Le modèle dominant, sous couvert de rationalisme, sert les intérêts d’une minorité capitaliste (généralement à travers des entreprises trans ou multinationales) qui cumule les richesses, détruit la vie et appauvrit l’humain dans sa complexité. Chaque société doit construire une voie compatible avec ses systèmes de valeur (qui évoluent), et cela inclut de replacer le domaine économique à une place secondaire, au profit de la subsistance pour toutes et tous.
Déconstruire l'idée d'une histoire linéaire de l'humanité dans laquelle les Occidentaux seraient en tête de peloton, est un exercice au moins aussi nécessaire aux sociétés colonisatrices qu'il ne l'est pour les sociétés colonisées. Car elles aussi doivent engager un travail de décolonisation de la pensée.
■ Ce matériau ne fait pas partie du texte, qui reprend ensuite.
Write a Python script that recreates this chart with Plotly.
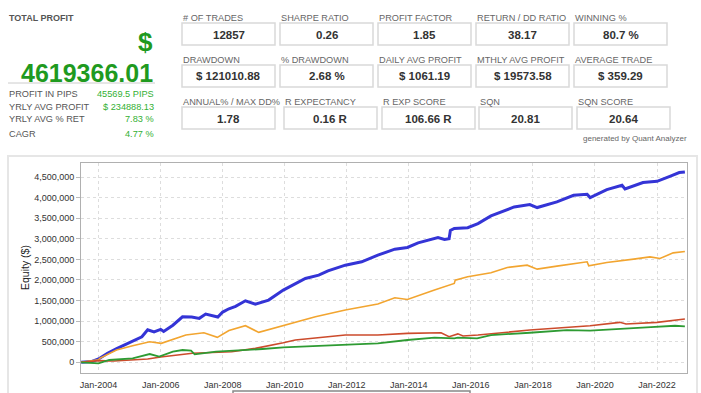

Il convient pour cela de porter un regard critique vis-à-vis d'un modèle de société qui a été à ce point associé à la civilisation et au progrès que son exportation ne pouvait signifier que la dépréciation absolue des autres modèles existants. Cela est vrai, même lorsque les discours de veulent positifs sur l'Afrique, parce qu'ils le sont toujours en envisageant, à terme, son arrimage au modèle dominant (et non son émancipation vers autre chose). Même dans l'optimisme, on reste dans un déni de l'autre au moment présent. « Puisque le continent est le futur et qu'il sera, nous explique ainsi Felwine Sarr dans Afrotopia, évoquant l'enthousiasme de certains pour les promesses de croissance économique en Afrique, cette rhétorique dit, en creux, qu'il n'est pas, que sa coïncidence au temps présent est lacunaire. Les termes d'intensification dont on l'affuble, dans un temps à venir, indiquent le manque actuel. La délocalisation de sa présence dans le futur perpétue, en réalité le jugement handicapant dont il fait l'objet. À des millions de gens, on dit quotidiennement, de diverses manières, que la vie qu'ils mènent n'est pas appréciable. [...] Les discours actuels sur l'Afrique sont dominés par ce double mouvement : la foi en un futur radieux et la consternation devant un présent qui semble chaotique. » Derrière le discours soi-disant valorisant sur les pays émergents, qui les verraient comme « le futur du monde », d'éternelles « terres d'avenir » qui ont vocation à rattraper voire à dépasser l'Occident (toujours dans une vision strictement linéaire de l'Histoire), se profile tout à la fois une injonction aux pays du Sud à poursuivre leur quête du développement (sur les traces des pays déjà « développés »), et un mépris de ce qu'ils sont aujourd'hui.